Nevada regulators reject deal with sports books operator
LAS VEGAS — Nevada gambling regulators rejected a proposed settlement on Thursday with a troubled sports books operator, which admitted to taking unlawful bets and making inaccurate payouts, and suggested revoking the company’s license.
The Nevada Gaming Commission deemed the suggested $250,000 fine against CG Technology too low when compared with the multi-million-dollar fines previously paid by the company. With the company’s CEO present during a public meeting, commission members chastised the operator for its persistent regulatory troubles.
“Basically, you’ve been called into the principal’s office three times, and each time, it’s maybe a little bit different but a lot of it is repeat issues,” Commissioner Deborah Fuetsch said. “And you’ve been given the opportunity to make the business right, and that hasn’t happened. And because you can’t get your business in order, you are damaging the reputation of the gaming industry of the state and the integrity of the game.”
The company paid fines of $5.5 million in 2014 and $1.5 million in 2016 to settle disciplinary actions. The first fine is the largest settlement penalty in state history.
CG Technology is now facing a four-count complaint after the company reported a number of issues to the Nevada Gaming Control Board. The operator told regulators it had accepted wagers on its mobile app from customers outside Nevada; underpaid or overpaid customers; took wagers on college football games that had ended already; and incorrectly set up a satellite sports betting station at a Super Bowl party this year that had a different point spread and total over-under than what other patrons were offered.
The board and the operator had reached the settlement over the complaint earlier this month, but it was up to the commission to give final approval.
The commission’s decision Thursday represented the first time in eight years that a proposed settlement from the board was rejected.

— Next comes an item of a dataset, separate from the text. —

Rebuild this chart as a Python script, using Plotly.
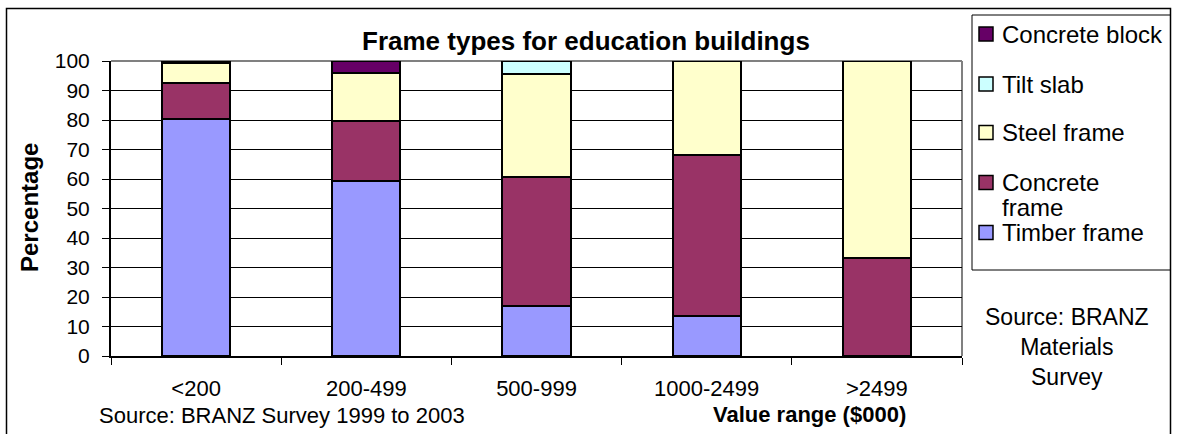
import plotly.graph_objects as go

# Value ranges ($000) and share of each frame type (%)
categories = ["<200", "200-499", "500-999", "1000-2499", ">2499"]
timber_frame = [80.2, 59.3, 17.1, 13.6, 0]
concrete_frame = [12.4, 20.4, 43.7, 54.5, 33.3]
steel_frame = [6.6, 16.1, 34.8, 31.9, 66.7]
tilt_slab = [0, 0, 4.4, 0, 0]
concrete_block = [0.8, 4.2, 0, 0, 0]

series_names = ["Timber frame", "Concrete<br>frame", "Steel frame", "Tilt slab", "Concrete block"]
series_values = [timber_frame, concrete_frame, steel_frame, tilt_slab, concrete_block]
series_colors = ["#9999FF", "#993366", "#FFFFCC", "#CCFFFF", "#660066"]

W, H = 1178, 434
PLOT_L, PLOT_R, PLOT_T, PLOT_B = 111, 962, 61, 356
FONT = "Liberation Sans, Arial, sans-serif"


def px_x(px):
    return (px - PLOT_L) / (PLOT_R - PLOT_L)


def px_y(py):
    return (PLOT_B - py) / (PLOT_B - PLOT_T)


fig = go.Figure()
for name, vals, col in zip(series_names, series_values, series_colors):
    fig.add_trace(go.Bar(
        x=categories, y=vals, name=name.replace("<br>", " "),
        marker=dict(color=col, line=dict(color="black", width=2)),
        width=0.4, showlegend=False,
    ))

shapes = []
annotations = []

# plot-area frame: grey top and right edges
shapes.append(dict(type="line", xref="paper", yref="paper", x0=0, x1=1, y0=1, y1=1,
                   line=dict(color="#808080", width=2), layer="between"))
shapes.append(dict(type="line", xref="paper", yref="paper", x0=1, x1=1, y0=0, y1=1,
                   line=dict(color="#808080", width=2), layer="between"))

# outer chart border
shapes.append(dict(type="rect", xref="paper", yref="paper",
                   x0=px_x(6.5), x1=px_x(1170.5), y0=px_y(445), y1=px_y(8.5),
                   line=dict(color="black", width=1.5), layer="above"))

# legend box
shapes.append(dict(type="rect", xref="paper", yref="paper",
                   x0=px_x(972), x1=px_x(1170.5), y0=px_y(270), y1=px_y(15),
                   line=dict(color="black", width=1), layer="above"))

# legend entries, top to bottom
legend_rows = [34, 84, 132.5, 182.5, 232.5]
for (name, col), cy in zip(list(zip(series_names, series_colors))[::-1], legend_rows):
    shapes.append(dict(type="rect", xref="paper", yref="paper",
                       x0=px_x(979), x1=px_x(993), y0=px_y(cy + 7), y1=px_y(cy - 7),
                       fillcolor=col, line=dict(color="black", width=1.5), layer="above"))
    for i, line in enumerate(name.split("<br>")):
        annotations.append(dict(text=line, xref="paper", yref="paper",
                                x=px_x(1000), y=px_y(cy + 25 * i), xanchor="left", yanchor="middle",
                                showarrow=False, font=dict(family=FONT, size=24, color="black")))

# title
annotations.append(dict(text="<b>Frame types for education buildings</b>", xref="paper", yref="paper",
                        x=px_x(586), y=px_y(41), xanchor="center", yanchor="middle", showarrow=False,
                        font=dict(family=FONT, size=26, color="black")))
# axis titles
annotations.append(dict(text="<b>Percentage</b>", xref="paper", yref="paper",
                        x=px_x(29), y=px_y(208), xanchor="center", yanchor="middle", textangle=-90,
                        showarrow=False, font=dict(family=FONT, size=24, color="black")))
annotations.append(dict(text="<b>Value range ($000)</b>", xref="paper", yref="paper",
                        x=px_x(908), y=px_y(414), xanchor="right", yanchor="middle",
                        showarrow=False, font=dict(family=FONT, size=22, color="black")))
# source notes
annotations.append(dict(text="Source: BRANZ Survey 1999 to 2003", xref="paper", yref="paper",
                        x=px_x(97), y=px_y(415), xanchor="left", yanchor="middle",
                        showarrow=False, font=dict(family=FONT, size=22, color="black")))
annotations.append(dict(text="Source: BRANZ<br>Materials<br>Survey", xref="paper", yref="paper",
                        x=px_x(1067), y=px_y(347), xanchor="center", yanchor="middle", align="center",
                        showarrow=False, font=dict(family=FONT, size=23, color="black")))

fig.update_layout(
    width=W, height=H,
    margin=dict(l=PLOT_L, r=W - PLOT_R, t=PLOT_T, b=H - PLOT_B, pad=0),
    barmode="stack",
    paper_bgcolor="white", plot_bgcolor="white",
    font=dict(family=FONT, size=21, color="black"),
    shapes=shapes, annotations=annotations,
    xaxis=dict(
        type="category", tickson="boundaries", ticks="outside", ticklen=7, tickcolor="black",
        tickwidth=1, showline=True, linecolor="black", linewidth=2, showgrid=False,
        tickfont=dict(family=FONT, size=22, color="black"), ticklabelstandoff=12,
        fixedrange=True,
    ),
    yaxis=dict(
        range=[0, 100], dtick=10, ticks="outside", ticklen=7, tickcolor="black", tickwidth=1,
        showline=True, linecolor="black", linewidth=2, showgrid=True, gridcolor="black",
        gridwidth=1, zeroline=False, tickfont=dict(family=FONT, size=21, color="black"),
        ticklabelstandoff=8, fixedrange=True,
    ),
)

fig.write_html("out.html")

CG Technology CEO Parikshat Khanna declined to comment after the meeting.
The company runs the sports books at the Cosmopolitan, Venetian and Tropicana casinos on the Las Vegas Strip, as well as the M, Hard Rock, Palms and Silverton casinos. It was the first company licensed by state regulators to manufacture and operate a mobile gambling system.
Gaming Commission chairman Tony Alamo during a meeting said he had “zero appetite” to move ahead with the settlement. He added he would not consider a revised settlement with a fine lower than the most recently paid by the company and that the license revocation is not off the table.
“The country is watching,” Alamo said as sports betting expands across the U.S. “Frankly, we are the gold standard.”